Individual Rights vs. Use
Both Breyer and Stevens argue that the problem with Scalia's ruling is precisely that it seeks to limit discussion of guns to a Constitutional question of individual rights when the issue that had hitherto been extended by the courts to the full question of use. That's the big issue. Stevens and Breyer dissent both to Scalia's method and its implications--the originalist approach which seeks only to talk about individual rights vs. the slew of earlier rulings in which the court talked about use. Whether or not one believes in individual rights is not the end of the issue, according to the dissents. The issue is use.
Definition of Citizenship
I do believe that the Bill of Rights, which pertains to the fundamental rights afforded to people in this country, defines a basic concept of the citizen within the U.S. system of government. Without these rights, we cannot have 'the people,' etc. That does not mean that the rights are limited only to citizens--they also extend to residents.

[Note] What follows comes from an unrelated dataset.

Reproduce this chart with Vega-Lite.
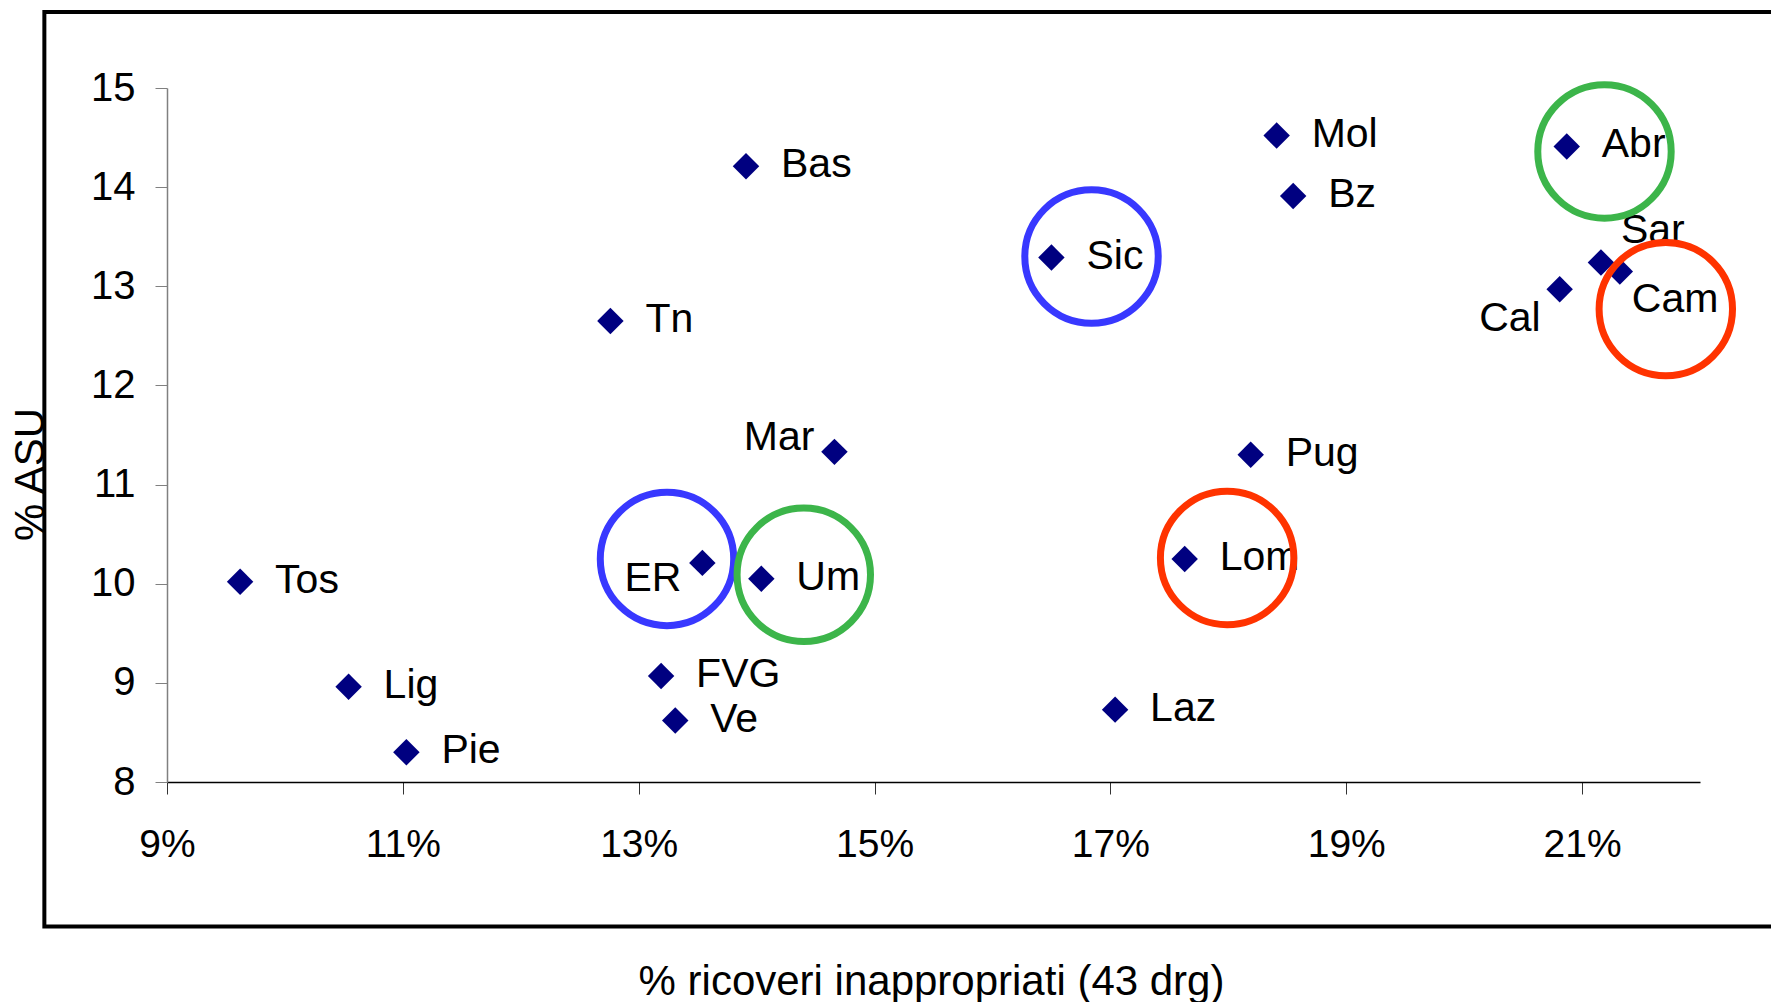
{
  "$schema": "https://vega.github.io/schema/vega-lite/v6.json",
  "width": 1533,
  "height": 694,
  "autosize": {"type": "none"},
  "padding": {"left": 167, "top": 88, "right": 71, "bottom": 220},
  "background": "white",
  "config": {
    "view": {"stroke": null},
    "font": "Liberation Sans",
    "text": {"font": "Liberation Sans"}
  },
  "datasets": {
    "regions": [
      {"name": "Tos", "x": 0.0962, "y": 10.02},
      {"name": "Lig", "x": 0.1054, "y": 8.96},
      {"name": "Pie", "x": 0.1103, "y": 8.30},
      {"name": "Tn", "x": 0.1276, "y": 12.65},
      {"name": "FVG", "x": 0.1319, "y": 9.07},
      {"name": "Ve", "x": 0.1331, "y": 8.62},
      {"name": "ER", "x": 0.1354, "y": 10.21},
      {"name": "Bas", "x": 0.1391, "y": 14.21},
      {"name": "Um", "x": 0.1404, "y": 10.05},
      {"name": "Mar", "x": 0.1466, "y": 11.33},
      {"name": "Sic", "x": 0.1650, "y": 13.29},
      {"name": "Laz", "x": 0.1704, "y": 8.73},
      {"name": "Lom", "x": 0.1763, "y": 10.25},
      {"name": "Pug", "x": 0.1819, "y": 11.30},
      {"name": "Mol", "x": 0.1841, "y": 14.52},
      {"name": "Bz", "x": 0.1855, "y": 13.91},
      {"name": "Cal", "x": 0.2081, "y": 12.97},
      {"name": "Abr", "x": 0.2087, "y": 14.41},
      {"name": "Sar", "x": 0.2116, "y": 13.24},
      {"name": "Cam", "x": 0.2132, "y": 13.15}
    ],
    "rings": [
      {"name": "Sic", "x": 0.1684, "y": 13.30, "group": "blu"},
      {"name": "ER", "x": 0.1324, "y": 10.25, "group": "blu"},
      {"name": "Um", "x": 0.1440, "y": 10.09, "group": "verde"},
      {"name": "Lom", "x": 0.1799, "y": 10.26, "group": "rosso"},
      {"name": "Abr", "x": 0.2119, "y": 14.36, "group": "verde"},
      {"name": "Cam", "x": 0.2171, "y": 12.77, "group": "rosso"}
    ]
  },
  "layer": [
    {
      "data": {"values": [{"frame": 1}]},
      "mark": {"type": "rect", "fill": null, "stroke": "black", "strokeWidth": 4, "clip": false},
      "encoding": {
        "x": {"datum": 0.0796, "type": "quantitative"},
        "x2": {"datum": 0.2268},
        "y": {"datum": 15.767, "type": "quantitative"},
        "y2": {"datum": 6.5425}
      }
    },
    {
      "data": {"name": "regions"},
      "mark": {"type": "point", "shape": "diamond", "filled": true, "color": "#000080", "opacity": 1, "size": 700},
      "encoding": {
        "x": {
          "field": "x", "type": "quantitative",
          "scale": {"domain": [0.09, 0.22], "nice": false, "zero": false},
          "axis": {
            "values": [0.09, 0.11, 0.13, 0.15, 0.17, 0.19, 0.21],
            "format": ".0%",
            "grid": false,
            "domainColor": "#000000",
            "domainWidth": 1.5,
            "tickColor": "#333333",
            "tickSize": 12,
            "labelFont": "Liberation Sans",
            "labelFontSize": 39,
            "labelColor": "#000000",
            "labelBaseline": "alphabetic",
            "labelPadding": 62,
            "labelFlush": false,
            "labelOverlap": false,
            "title": "% ricoveri inappropriati (43 drg)",
            "titleFont": "Liberation Sans",
            "titleFontSize": 42,
            "titleFontWeight": "normal",
            "titleColor": "#000000",
            "titleBaseline": "alphabetic",
            "titleX": 764,
            "titleY": 212
          }
        },
        "y": {
          "field": "y", "type": "quantitative",
          "scale": {"domain": [8, 15], "nice": false, "zero": false},
          "axis": {
            "values": [8, 9, 10, 11, 12, 13, 14, 15],
            "format": "d",
            "grid": false,
            "domainColor": "#808080",
            "domainWidth": 1.5,
            "tickColor": "#808080",
            "tickSize": 12,
            "labelFont": "Liberation Sans",
            "labelFontSize": 40,
            "labelColor": "#000000",
            "labelPadding": 20,
            "labelFlush": false,
            "labelOverlap": false,
            "title": "% ASU",
            "titleFont": "Liberation Sans",
            "titleFontSize": 42,
            "titleFontWeight": "normal",
            "titleColor": "#000000",
            "titleAngle": -90,
            "titleAlign": "center",
            "titleBaseline": "middle",
            "titleX": -137,
            "titleY": 386
          }
        }
      }
    },
    {
      "data": {"name": "regions"},
      "transform": [{"filter": "indexof(['Mar','ER','Cal','Sar','Cam'], datum.name) < 0"}],
      "mark": {"type": "text", "align": "left", "baseline": "middle", "dx": 35, "dy": -1, "fontSize": 41, "color": "#000000"},
      "encoding": {
        "x": {"field": "x", "type": "quantitative"},
        "y": {"field": "y", "type": "quantitative"},
        "text": {"field": "name"}
      }
    },
    {
      "data": {"name": "regions"},
      "transform": [{"filter": "datum.name === 'Mar'"}],
      "mark": {"type": "text", "align": "right", "baseline": "middle", "dx": -20, "dy": -14, "fontSize": 41, "color": "#000000"},
      "encoding": {
        "x": {"field": "x", "type": "quantitative"},
        "y": {"field": "y", "type": "quantitative"},
        "text": {"field": "name"}
      }
    },
    {
      "data": {"name": "regions"},
      "transform": [{"filter": "datum.name === 'ER'"}],
      "mark": {"type": "text", "align": "right", "baseline": "middle", "dx": -21, "dy": 16, "fontSize": 41, "color": "#000000"},
      "encoding": {
        "x": {"field": "x", "type": "quantitative"},
        "y": {"field": "y", "type": "quantitative"},
        "text": {"field": "name"}
      }
    },
    {
      "data": {"name": "regions"},
      "transform": [{"filter": "datum.name === 'Cal'"}],
      "mark": {"type": "text", "align": "right", "baseline": "middle", "dx": -19, "dy": 30, "fontSize": 41, "color": "#000000"},
      "encoding": {
        "x": {"field": "x", "type": "quantitative"},
        "y": {"field": "y", "type": "quantitative"},
        "text": {"field": "name"}
      }
    },
    {
      "data": {"name": "regions"},
      "transform": [{"filter": "datum.name === 'Sar'"}],
      "mark": {"type": "text", "align": "left", "baseline": "middle", "dx": 20, "dy": -31, "fontSize": 41, "color": "#000000"},
      "encoding": {
        "x": {"field": "x", "type": "quantitative"},
        "y": {"field": "y", "type": "quantitative"},
        "text": {"field": "name"}
      }
    },
    {
      "data": {"name": "regions"},
      "transform": [{"filter": "datum.name === 'Cam'"}],
      "mark": {"type": "text", "align": "left", "baseline": "middle", "dx": 12, "dy": 29, "fontSize": 41, "color": "#000000"},
      "encoding": {
        "x": {"field": "x", "type": "quantitative"},
        "y": {"field": "y", "type": "quantitative"},
        "text": {"field": "name"}
      }
    },
    {
      "data": {"name": "rings"},
      "mark": {"type": "point", "shape": "circle", "filled": false, "size": 17800, "strokeWidth": 7, "opacity": 1},
      "encoding": {
        "x": {"field": "x", "type": "quantitative"},
        "y": {"field": "y", "type": "quantitative"},
        "color": {
          "field": "group", "type": "nominal",
          "scale": {"domain": ["blu", "verde", "rosso"], "range": ["#3838FF", "#3CB54A", "#FF3300"]},
          "legend": null
        }
      }
    }
  ]
}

In conversations with NRA activists, one of the first things they will say is that the basis for our entire Constitutional system is the 2nd Amendment--that 'without the right to protect oneself with a gun, none of the other rights matter because you've been killed.' That is the definition of the basis of the system that Scalia renders legit and which I take issue with.
For those who reject that there is any redefining of citizenship going on in Scalia's opinion, I would simply ask that you consider where your definition of citizenship does come from and: is there a base level set of rights beyond which that citizenship begins to dissipate. If this diary leads to that conversation, that is a good thing, whether or not people agree with my reading of DC v. Heller and its significance.
One last point: On the shock value of the title. Fair enough that some disagree with the hyperbole. Obviously, one cannot know if something has been ruined. But I do believe this ruling is fundamentally damaging to the core concepts at the heart of our system of government. And the shock I've heard in the voices of DC residents in response to this ruling has led me to believe I am not alone.